Last updated on September 22nd, 2014 at 03:30 pm
I went and saw 10000 BC last night, what can I say? It was average.
The CGI in it was great, but that was probably the only redeeming quality of the movie.
10-15 minutes into the movie and there were already things that I can only call silly mistakes.
For example, when they decide to hunt the mammoth and the mammoth appear over a hill and that is when they are first seen and heard. That’s all well and good, but the amount of noise they were making, it would have been impossible to not hear them sooner. Then when they are actually hunting them, they are creeping towards them from upwind. It is established earlier on that they have hunted mammoth before, every time the mammoth pass. So naturally, wouldn’t the mammoth associate their scent with a threat and panic before the tribe got anywhere near close enough to them? Seeing as how they are upwind from the mammoth and all. It is particularly obvious that they are upwind because the grass can be seen blowing in the direction of the mammoth.

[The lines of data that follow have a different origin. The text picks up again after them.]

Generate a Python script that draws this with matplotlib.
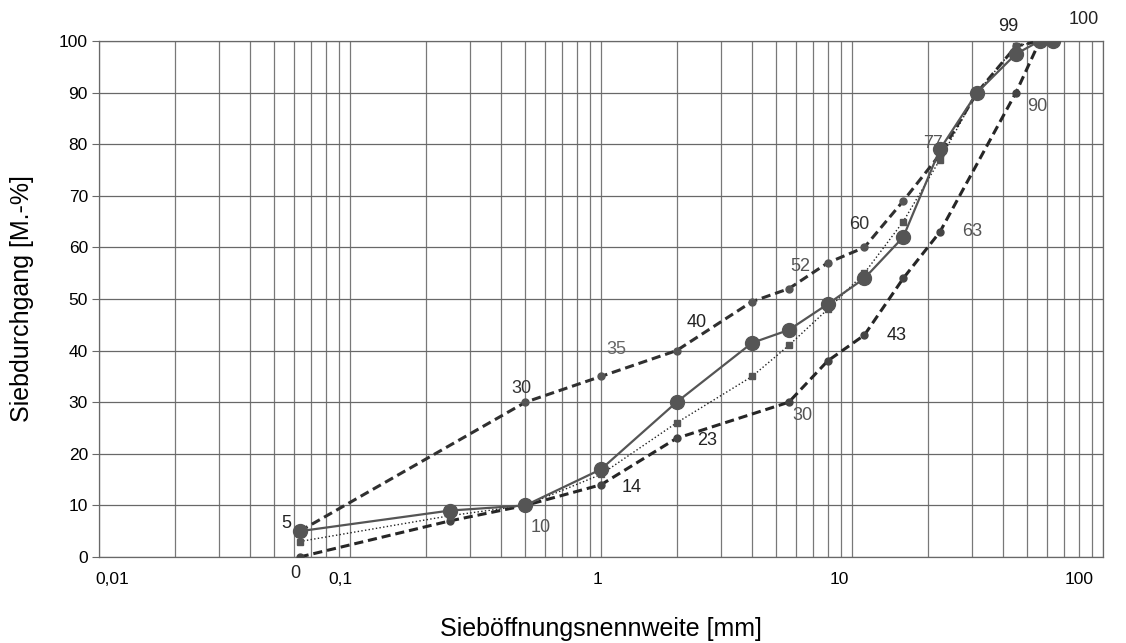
import numpy as np
import matplotlib
matplotlib.use("Agg")
import matplotlib.pyplot as plt
from matplotlib.ticker import FixedLocator, FixedFormatter, NullFormatter
from matplotlib.transforms import ScaledTranslation

plt.rcParams['font.family'] = ['Liberation Sans', 'DejaVu Sans']

# sieve sizes [mm] and passing [M.-%]
upper_x = [0.063, 0.5, 1, 2, 4, 5.6, 8, 11.2, 16, 22.4, 31.5, 45, 56]
upper_y = [5, 30, 35, 40, 49.5, 52, 57, 60, 69, 78, 90, 99, 100]

lower_x = [0.063, 0.25, 0.5, 1, 2, 5.6, 8, 11.2, 16, 22.4, 45, 56]
lower_y = [0, 7, 10, 14, 23, 30, 38, 43, 54, 63, 90, 100]

solid_x = [0.063, 0.25, 0.5, 1, 2, 4, 5.6, 8, 11.2, 16, 22.4, 31.5, 45, 56, 63]
solid_y = [5, 9, 10, 17, 30, 41.5, 44, 49, 54, 62, 79, 90, 97.5, 100, 100]

dotted_x = [0.063, 0.25, 0.5, 1, 2, 4, 5.6, 8, 11.2, 16, 22.4, 31.5, 45, 56]
dotted_y = [3, 8, 10, 16, 26, 35, 41, 48, 55, 65, 77, 90, 99, 100]

x_ticks = [0.01, 0.1, 1, 10, 100]
x_tick_labels = ['0,01', '0,1', '1', '10', '100']
x_tick_shift = [13, -10, -3, -13, -24]   # px, the labels sit a bit off their lines
y_ticks = list(range(0, 101, 10))

# data labels: (series, index, offset px right, offset px down, colour)
labels = [
    ('upper', 0, -13, -8, '#222222'),
    ('lower', 0, -4, 16, '#222222'),
    ('upper', 1, -4, -14, '#333333'),
    ('lower', 2, 15, 22, '#555555'),
    ('lower', 3, 31, 3, '#222222'),
    ('upper', 2, 15, -27, '#666666'),
    ('upper', 3, 20, -28, '#222222'),
    ('lower', 4, 31, 2, '#222222'),
    ('upper', 5, 12, -22, '#555555'),
    ('lower', 5, 14, 13, '#555555'),
    ('upper', 7, -5, -23, '#333333'),
    ('lower', 7, 32, 0, '#222222'),
    ('lower', 9, 32, 0, '#555555'),
    ('dotted', 10, -7, -16, '#555555'),
    ('lower', 10, 21, 14, '#555555'),
    ('upper', 11, -8, -20, '#222222'),
    ('solid', 14, 31, -21, '#222222'),
]
series = {'upper': (upper_x, upper_y), 'lower': (lower_x, lower_y),
          'solid': (solid_x, solid_y), 'dotted': (dotted_x, dotted_y)}

fig = plt.figure(figsize=(11.26, 6.43), dpi=100)
ax = fig.add_axes([99 / 1126, 1 - 557 / 643, 1004 / 1126, 516 / 643])

ax.set_xscale('log')
ax.set_xlim(0.01, 100)
ax.set_ylim(0, 100)

# grid: every decade line plus 2..9 lines
minor = [m * 10.0 ** e for e in range(-2, 2) for m in range(2, 10)]
ax.xaxis.set_major_locator(FixedLocator(x_ticks))
ax.xaxis.set_major_formatter(FixedFormatter(x_tick_labels))
ax.xaxis.set_minor_locator(FixedLocator(minor))
ax.xaxis.set_minor_formatter(NullFormatter())
ax.set_yticks(y_ticks)
ax.grid(True, which='both', axis='x', color='#787878', lw=0.9)
ax.grid(True, which='major', axis='y', color='#686868', lw=0.9)
ax.set_axisbelow(True)
for s in ax.spines.values():
    s.set_color('#686868')
    s.set_linewidth(0.9)
ax.tick_params(axis='x', which='both', length=0, labelsize=12.5, pad=11)
ax.tick_params(axis='y', length=5, color='#686868', labelsize=12.5, pad=3)

for lab, dx in zip(ax.get_xticklabels(), x_tick_shift):
    lab.set_transform(lab.get_transform() + ScaledTranslation(dx / 100, 0, fig.dpi_scale_trans))

ax.plot(upper_x, upper_y, ls=(0, (3, 1.6)), lw=2.2, color='#303030',
        marker='o', ms=5, mfc='#555555', mec='#555555', zorder=3)
ax.plot(lower_x, lower_y, ls=(0, (3, 1.6)), lw=2.2, color='#262626',
        marker='o', ms=5, mfc='#444444', mec='#444444', zorder=3)
ax.plot(dotted_x, dotted_y, ls=':', lw=1.0, color='#222222',
        marker='s', ms=4, mfc='#555555', mec='#555555', zorder=4)
ax.plot(solid_x, solid_y, ls='-', lw=1.6, color='#555555',
        marker='o', ms=10, mfc='#555555', mec='#555555', zorder=5)

for name, i, dx, dy, col in labels:
    xs, ys = series[name]
    ax.annotate(f"{ys[i]:g}", (xs[i], ys[i]), xytext=(dx, -dy),
                textcoords='offset pixels', ha='center', va='center',
                fontsize=13, color=col, zorder=6, annotation_clip=False)

ax.set_xlabel('Sieböffnungsnennweite [mm]', fontsize=18, va='center')
ax.set_ylabel('Siebdurchgang [M.-%]', fontsize=18, va='center')
ax.xaxis.set_label_coords(0.5, (557 - 629) / 516)
ax.yaxis.set_label_coords((22 - 99) / 1004, 0.5)

fig.savefig('out.png', dpi=100)
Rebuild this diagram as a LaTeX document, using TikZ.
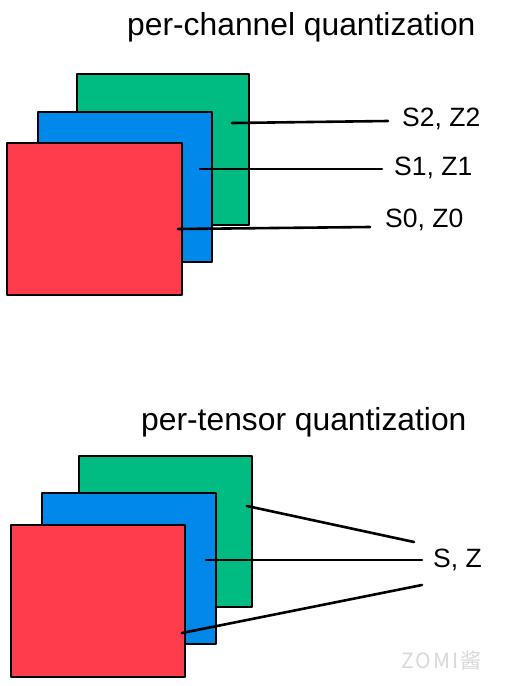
\documentclass[tikz,border=0pt]{standalone}
\usepackage{fontspec}
\setmainfont{Liberation Sans}
\newfontfamily\cjkfont[LetterSpace=10]{Noto Sans CJK SC}
\definecolor{cgreen}{RGB}{0,188,131}
\definecolor{cblue}{RGB}{0,137,234}
\definecolor{cred}{RGB}{255,60,76}
\begin{document}
\begin{tikzpicture}[x=1pt,y=-1pt,
  sheet/.style={draw=black, line width=2.8pt, line join=round, anchor=north west,
    inner sep=0pt, outer sep=0pt},
  title/.style={anchor=base west, inner sep=0pt, font=\fontsize{31.8}{38}\selectfont},
  lbl/.style={anchor=base west, inner sep=0pt, font=\fontsize{26.5}{32}\selectfont},
  link/.style={draw=black, line width=2.6pt, line cap=round}]
\useasboundingbox (0,0) rectangle (508,686);
\fill[white] (0,0) rectangle (508,686);

% ---- per-channel ----
\node[title] (t1) at (127,35) {per-channel quantization};
\node[sheet, fill=cgreen, minimum width=172pt, minimum height=151pt] (g1) at (77,74) {};
\node[sheet, fill=cblue, minimum width=174pt, minimum height=150pt] (b1) at (38,112) {};
\node[sheet, fill=cred, minimum width=175pt, minimum height=152pt] (r1) at (7,143) {};

\node[lbl] (s2) at (402,126) {S2, Z2};
\node[lbl] (s1) at (394,175) {S1, Z1};
\node[lbl] (s0) at (385,227) {S0, Z0};

\coordinate (a2) at (232,123); \coordinate (e2) at (388,121);
\coordinate (a1) at (200,169); \coordinate (e1) at (382,169);
\coordinate (a0) at (178,229); \coordinate (e0) at (370,227);
\draw[link] (a2) -- (e2);
\draw[link] (a1) -- (e1);
\draw[link] (a0) -- (e0);

% ---- per-tensor ----
\node[title] (t2) at (141,430) {per-tensor quantization};
\node[sheet, fill=cgreen, minimum width=173pt, minimum height=151pt] (g2) at (79,456) {};
\node[sheet, fill=cblue, minimum width=174pt, minimum height=151pt] (b2) at (42,493) {};
\node[sheet, fill=cred, minimum width=174pt, minimum height=152pt] (r2) at (11,525) {};

\node[lbl] (sz) at (433,567) {S, Z};

\coordinate (c2) at (247,506); \coordinate (d2) at (414,542);
\coordinate (c1) at (206,560); \coordinate (d1) at (422,560);
\coordinate (c0) at (182,633); \coordinate (d0) at (422,585);
\draw[link] (c2) -- (d2);
\draw[link] (c1) -- (d1);
\draw[link] (c0) -- (d0);

% ---- watermark ----
\node[anchor=west, inner sep=0pt, text=gray!30, font=\cjkfont\fontsize{21}{24}\selectfont] (wm) at (401,660) {ZOMI酱};
\end{tikzpicture}
\end{document}
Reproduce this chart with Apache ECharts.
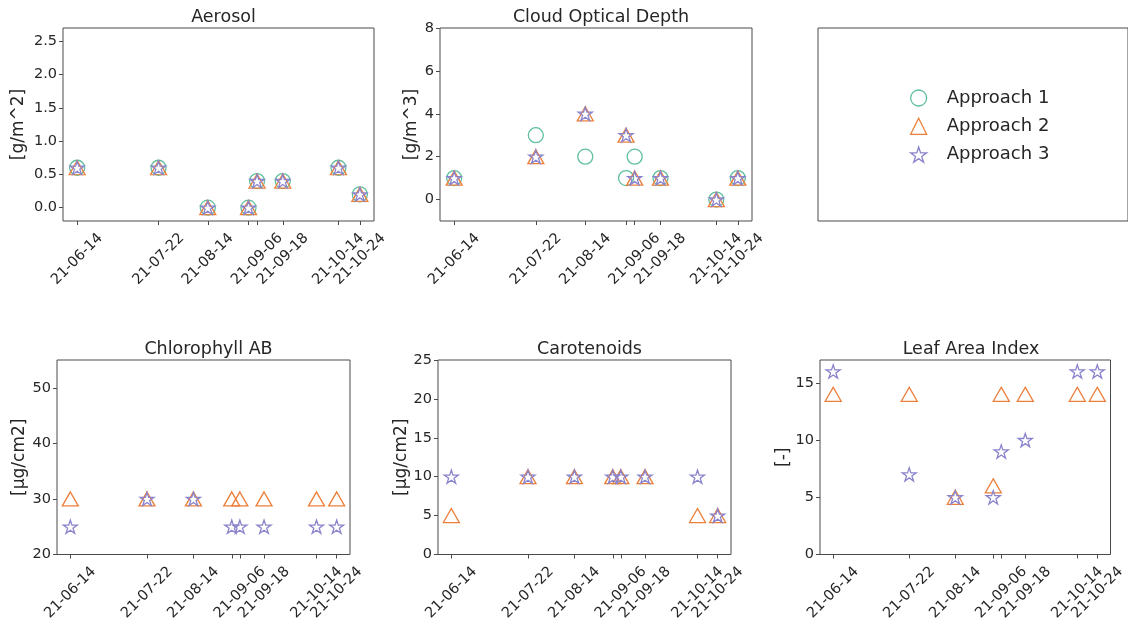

Now, I know it’s just a movie, but that’s a pretty simple thing that could have been avoided.
Another thing I had a particularly big problem with is that there were ships, ships more advanced then the Egyptian ships of later times, yet Egypt had the first real ships.
Then of course there was the final section of the movie where it was quite evident they were meant to be in Egypt, with the Nile river and the pyramids being built, along with a cartoonish Sphinx.
Aside from all these things, there is the language question. D’Leh, the hero of the story, in his travels meets up with around 6 other tribes, the first of which is many days travel from his own tribe. Now, the leader of this tribe, Nakudu, is explained as being able to speak his words because D’Leh’s father, the previous leader of his tribe, had come to find new lands and had taught the leader of the other tribe his words. That’s all well and good. Then there are the other tribes, including ones that are days away from the first, where Nakudu is able to translate for. He is even able to translate the words of what I can only assume are the Egyptians, a people he is established as having never met and never gotten anywhere near where they are from. Maybe he is just a linguistic whiz, but I doubt it.
Of course there were then plenty more anachronisms, but to go through all of them would take a long time, and even then I would still undoubtedly miss some.
The acting was fairly reasonable. There were occasional spots where it was bad, but most of the movie retained the same average level of acting. I would not put any of it in the outstanding, or even above average categories, but in general it was reasonable.
The average user rating on IMDB at the time of writing this is 5.0/10, and I agree with that rating entirely.